Friday November 17th, 4pm, Phillips 383
(refreshments served in Phillips 330 starting at 3:30)

Abstract: The investigation of multiscale, multiphysics systems occupies a central position in science and engineering. The cost and complexity of physical experimentation on such systems leads to a strong reliance on mathematical modeling and numerical simulation as analysis and design tools. Complexity (happily for mathematicians) also increases the need for quantitative estimates of computational, data, and model errors in simulations and the ability to control such errors when possible.
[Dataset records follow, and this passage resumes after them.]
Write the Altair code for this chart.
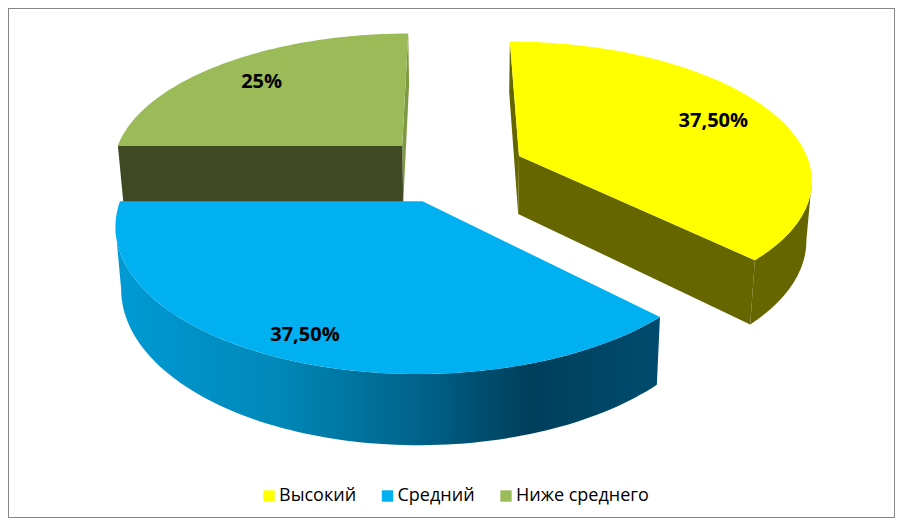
import math
import altair as alt
import pandas as pd

categories = ["Высокий", "Средний", "Ниже среднего"]
shares = [37.5, 37.5, 25.0]
labels = ["37,50%", "37,50%", "25%"]
colors = ["#FFFF00", "#00B0F0", "#9BBB59"]
label_radius = [0.775, 0.86, 0.775]
side_nudge = [0.0, -0.004, 0.0]

W, H = 887, 510
EXPLODE = 0.25
wall_yellow = "#666600"
wall_green = "#3F4A25"
edge_green = "#7D9A42"


def top(u, v):
    w = 0.00112 + 0.00017 * v
    return 449 + (0.327 * u + 0.004) / w, 1 / w - 724


def bottom(u, v):
    w = 0.001051 + 0.000159 * v
    return 449 + (0.302 * u + 0.004) / w, 1 / w - 724


def polar(a, r, du, dv):
    return du + r * math.sin(math.radians(a)), dv + r * math.cos(math.radians(a))


spans = []
start = 0.0
for s, nudge in zip(shares, side_nudge):
    end = start + s * 3.6
    mid = math.radians((start + end) / 2)
    spans.append((start, end, EXPLODE * math.sin(mid) + nudge, EXPLODE * math.cos(mid)))
    start = end


def arc(i, f, a0=None, a1=None):
    s, e, du, dv = spans[i]
    a0 = s if a0 is None else a0
    a1 = e if a1 is None else a1
    n = 90
    return [f(*polar(a0 + (a1 - a0) * k / n, 1, du, dv)) for k in range(n + 1)]


def tangent_angle(i, sign):
    """Angle at which the rim reaches its horizontal extreme: the silhouette edge of the wall."""
    s, e, du, dv = spans[i]
    angles = [s + (e - s) * k / 180 for k in range(181)]
    return max(angles, key=lambda a: sign * top(*polar(a, 1, du, dv))[0])


def apex(i, f):
    return f(spans[i][2], spans[i][3])


def frame(points):
    return pd.DataFrame({"x": [p[0] for p in points], "y": [p[1] for p in points],
                         "i": list(range(len(points)))})


xs = alt.Scale(domain=[8, 8 + W], range=[0, W], nice=False, zero=False)
ys = alt.Scale(domain=[8, 8 + H], range=[0, H], nice=False, zero=False)


def face(points, fill):
    return alt.Chart(frame(points)).mark_line(fill=fill, strokeOpacity=0, clip=False).encode(
        x=alt.X("x:Q", scale=xs, axis=None),
        y=alt.Y("y:Q", scale=ys, axis=None),
        order=alt.Order("i:Q"),
    )


def radial_wall(i, angle):
    s, e, du, dv = spans[i]
    outer = polar(angle, 1, du, dv)
    return [top(du, dv), top(*outer), bottom(*outer), bottom(du, dv)]


layers = []
# green slice
layers.append(face(radial_wall(2, spans[2][1]), edge_green))
layers.append(face(radial_wall(2, spans[2][0]), wall_green))
layers.append(face(arc(2, top) + [apex(2, top)], colors[2]))
# yellow slice
ty = tangent_angle(0, 1)
layers.append(face(radial_wall(0, spans[0][0]), wall_yellow))
layers.append(face(radial_wall(0, spans[0][1]), wall_yellow))
layers.append(face(arc(0, top, ty, 135) + arc(0, bottom, ty, 135)[::-1], wall_yellow))
layers.append(face(arc(0, top) + [apex(0, top)], colors[0]))
# blue slice
tb = tangent_angle(1, -1)
blue_side = alt.LinearGradient(
    gradient="linear",
    stops=[
        alt.GradientStop(offset=0.0, color="#009AD4"),
        alt.GradientStop(offset=0.3, color="#0088B8"),
        alt.GradientStop(offset=0.55, color="#00648C"),
        alt.GradientStop(offset=0.76, color="#003F5C"),
        alt.GradientStop(offset=1.0, color="#004C6E"),
    ],
    x1=0, x2=1, y1=0, y2=0,
)
layers.append(face(arc(1, top, 135, tb) + arc(1, bottom, 135, tb)[::-1], blue_side))
layers.append(face(arc(1, top) + [apex(1, top)], colors[1]))

# labels
rows = []
for i, cat in enumerate(categories):
    s, e, du, dv = spans[i]
    px, py = top(*polar((s + e) / 2, label_radius[i], du, dv))
    rows.append({"cat": cat, "label": labels[i], "x": px, "y": py})
label_df = pd.DataFrame(rows)

layers.append(
    alt.Chart(label_df).mark_text(font="Open Sans", fontWeight="bold", fontSize=20, color="#000000", dy=2).encode(
        x=alt.X("x:Q", scale=xs, axis=None),
        y=alt.Y("y:Q", scale=ys, axis=None),
        text="label:N",
    )
)
# legend carrier
layers.append(
    alt.Chart(label_df).mark_point(filled=True, shape="square", size=0).encode(
        x=alt.X("x:Q", scale=xs, axis=None),
        y=alt.Y("y:Q", scale=ys, axis=None),
        color=alt.Color(
            "cat:N",
            scale=alt.Scale(domain=categories, range=colors),
            sort=categories,
            legend=alt.Legend(
                title=None, orient="none", legendX=252, legendY=479, direction="horizontal",
                columns=3, symbolType="square", symbolSize=130, symbolOpacity=1, symbolStrokeWidth=0,
                labelFont="Open Sans", labelFontSize=18, labelColor="#000000", labelOffset=1,
                columnPadding=21.5, padding=0, labelLimit=300,
            ),
        ),
    )
)

chart = alt.layer(*layers).properties(
    width=W, height=H, padding=0, background="#FFFFFF",
    autosize=alt.AutoSizeParams(type="none"),
).configure_view(stroke="#868686", strokeWidth=2)

chart.save("out.html", embed_options={"renderer": "svg", "actions": False})
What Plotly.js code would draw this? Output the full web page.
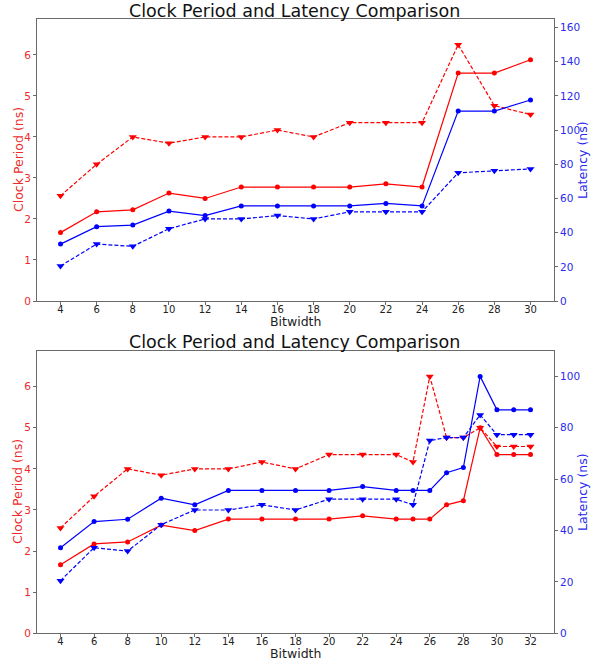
<!DOCTYPE html>
<html><head><meta charset="utf-8">
<script src="https://cdn.plot.ly/plotly-3.0.1.min.js"></script>
<style>html,body{margin:0;padding:0;background:#fff}</style>
</head><body>
<div id="chart" style="width:592px;height:661px"></div>
<script>
// ---- Top chart data ----
const bitsTop = [4, 6, 8, 10, 12, 14, 16, 18, 20, 22, 24, 26, 28, 30];
const clockSolidTop = [1.667, 2.174, 2.222, 2.632, 2.5, 2.778, 2.778, 2.778, 2.778, 2.857, 2.778, 5.556, 5.556, 5.882];
const clockDashTop = [2.564, 3.333, 4.0, 3.846, 4.0, 4.0, 4.167, 4.0, 4.348, 4.348, 4.348, 6.25, 4.762, 4.545];
const latSolidTop = [33.3, 43.5, 44.4, 52.6, 50.0, 55.6, 55.6, 55.6, 55.6, 57.1, 55.6, 111.1, 111.1, 117.6];
const latDashTop = [20.5, 33.3, 32.0, 42.3, 48.0, 48.0, 50.0, 48.0, 52.2, 52.2, 52.2, 75.0, 76.2, 77.3];
const xTicksTop = [4, 6, 8, 10, 12, 14, 16, 18, 20, 22, 24, 26, 28, 30];

// ---- Bottom chart data ----
const bitsBot = [4, 6, 8, 10, 12, 14, 16, 18, 20, 22, 24, 25, 26, 27, 28, 29, 30, 31, 32];
const clockSolidBot = [1.667, 2.174, 2.222, 2.632, 2.5, 2.778, 2.778, 2.778, 2.778, 2.857, 2.778, 2.778, 2.778, 3.125, 3.226, 5.0, 4.348, 4.348, 4.348];
const clockDashBot = [2.564, 3.333, 4.0, 3.846, 4.0, 4.0, 4.167, 4.0, 4.348, 4.348, 4.348, 4.167, 6.25, 4.762, 4.762, 5.0, 4.545, 4.545, 4.545];
const latSolidBot = [33.3, 43.5, 44.4, 52.6, 50.0, 55.6, 55.6, 55.6, 55.6, 57.1, 55.6, 55.6, 55.6, 62.5, 64.5, 100.0, 87.0, 87.0, 87.0];
const latDashBot = [20.5, 33.3, 32.0, 42.3, 48.0, 48.0, 50.0, 48.0, 52.2, 52.2, 52.2, 50.0, 75.0, 76.2, 76.2, 85.0, 77.3, 77.3, 77.3];
const xTicksBot = [4, 6, 8, 10, 12, 14, 16, 18, 20, 22, 24, 26, 28, 30, 32];

const titleText = 'Clock Period and Latency Comparison';
const xLabel = 'Bitwidth';
const yLeftLabel = 'Clock Period (ns)';
const yRightLabel = 'Latency (ns)';

const RED = '#ff0000', BLUE = '#0000ff';
const RED_TXT = '#ee2a2a', BLUE_TXT = '#2a2aee';
const FONT = 'DejaVu Sans, sans-serif';
const SPINE = '#6a6a6a';

function solid(x, y, color, xa, ya) {
  return {x: x, y: y, xaxis: xa, yaxis: ya, type: 'scatter', mode: 'lines+markers',
    line: {color: color, width: 1.2}, marker: {symbol: 'circle', size: 5, color: color},
    showlegend: false, hoverinfo: 'skip'};
}
function dashed(x, y, color, xa, ya) {
  return {x: x, y: y, xaxis: xa, yaxis: ya, type: 'scatter', mode: 'lines+markers',
    line: {color: color, width: 1.2, dash: '4px,2px'}, marker: {symbol: 'triangle-down', size: 7, color: color},
    showlegend: false, hoverinfo: 'skip'};
}

const data = [
  solid(bitsTop, clockSolidTop, RED, 'x', 'y'),
  dashed(bitsTop, clockDashTop, RED, 'x', 'y'),
  solid(bitsTop, latSolidTop, BLUE, 'x', 'y2'),
  dashed(bitsTop, latDashTop, BLUE, 'x', 'y2'),
  solid(bitsBot, clockSolidBot, RED, 'x2', 'y3'),
  dashed(bitsBot, clockDashBot, RED, 'x2', 'y3'),
  solid(bitsBot, latSolidBot, BLUE, 'x2', 'y4'),
  dashed(bitsBot, latDashBot, BLUE, 'x2', 'y4'),
];

const H = 661;
const py = v => (H - v) / H;
const xDom = [37 / 592, 554 / 592];
const topDom = [py(301), py(19)];
const botDom = [py(633.3), py(350.7)];

function xAxis(range, ticks, anchor, so) {
  return {domain: xDom, range: range, anchor: anchor, tickvals: ticks, ticktext: ticks.map(String),
    showgrid: false, zeroline: false, showline: true, mirror: true, linecolor: SPINE, linewidth: 1,
    ticks: 'outside', ticklen: 3, tickwidth: 1, tickcolor: SPINE, ticklabelstandoff: so,
    tickfont: {family: FONT, size: 10, color: '#222'}};
}
function yLeft(range, anchor, dom) {
  return {domain: dom, range: range, anchor: anchor, tickvals: [0, 1, 2, 3, 4, 5, 6],
    showgrid: false, zeroline: false, showline: true, linecolor: SPINE, linewidth: 1,
    ticks: 'outside', ticklen: 3, tickwidth: 1, tickcolor: SPINE,
    tickfont: {family: FONT, size: 10.5, color: RED_TXT}};
}
function yRight(range, overlay, anchor, tv) {
  return {overlaying: overlay, side: 'right', range: range, anchor: anchor, tickvals: tv,
    showgrid: false, zeroline: false, showline: true, linecolor: SPINE, linewidth: 1,
    ticks: 'outside', ticklen: 3, tickwidth: 1, tickcolor: SPINE,
    tickfont: {family: FONT, size: 10.5, color: BLUE_TXT}};
}

const ann = (text, x, y, size, color, angle) => ({text: text, x: x, y: y, xref: 'paper', yref: 'paper',
  xanchor: 'center', yanchor: 'middle', showarrow: false, textangle: angle || 0,
  font: {family: FONT, size: size, color: color}});

const layout = {
  width: 592, height: 661,
  margin: {l: 0, r: 0, t: 0, b: 0},
  paper_bgcolor: '#fff', plot_bgcolor: '#fff',
  xaxis: xAxis([2.7, 31.3], xTicksTop, 'y', -4),
  yaxis: yLeft([0, 6.875], 'x', topDom),
  yaxis2: yRight([0, 165], 'y', 'x', [0, 20, 40, 60, 80, 100, 120, 140, 160]),
  xaxis2: xAxis([2.6, 33.4], xTicksBot, 'y3', -4),
  yaxis3: yLeft([0, 6.875], 'x2', botDom),
  yaxis4: yRight([0, 110], 'y3', 'x2', [0, 20, 40, 60, 80, 100]),
  annotations: [
    ann(titleText, 294 / 592, py(10.5), 17.5, '#111'),
    ann(titleText, 294 / 592, py(342), 17.5, '#111'),
    ann(xLabel, (xDom[0] + xDom[1]) / 2, py(321), 12.5, '#222'),
    ann(xLabel, (xDom[0] + xDom[1]) / 2, py(653), 12.5, '#222'),
    ann(yLeftLabel, 18 / 592, py(160), 12.5, RED_TXT, -90),
    ann(yLeftLabel, 18 / 592, py(492), 12.5, RED_TXT, -90),
    ann(yRightLabel, 582 / 592, py(160), 12.5, BLUE_TXT, -90),
    ann(yRightLabel, 583 / 592, py(492), 12.5, BLUE_TXT, -90),
  ],
};

Plotly.newPlot('chart', data, layout, {staticPlot: true, displayModeBar: false});
</script>
</body></html>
In this talk, I will describe a mathematical foundation for investigating model sensitivity and quantifying uncertainty and error based on adjoint problems, variational analysis, and generalized Green's functions. These tools have a long history of application in science and engineering and are connected to relatively recent advances in a posteriori error analysis of finite element methods. In this talk, I will show these tools apply to numerical error estimation, model sensitivity analysis, data and parameter error, operator decomposition for multiphysics problems, and adaptive error control. I will expose the basic ideas in the context of finite dimensional problems, where the mathematics is simple. Then, I will explain how they apply to various differential equations and demonstrate their effectiveness using a variety of examples.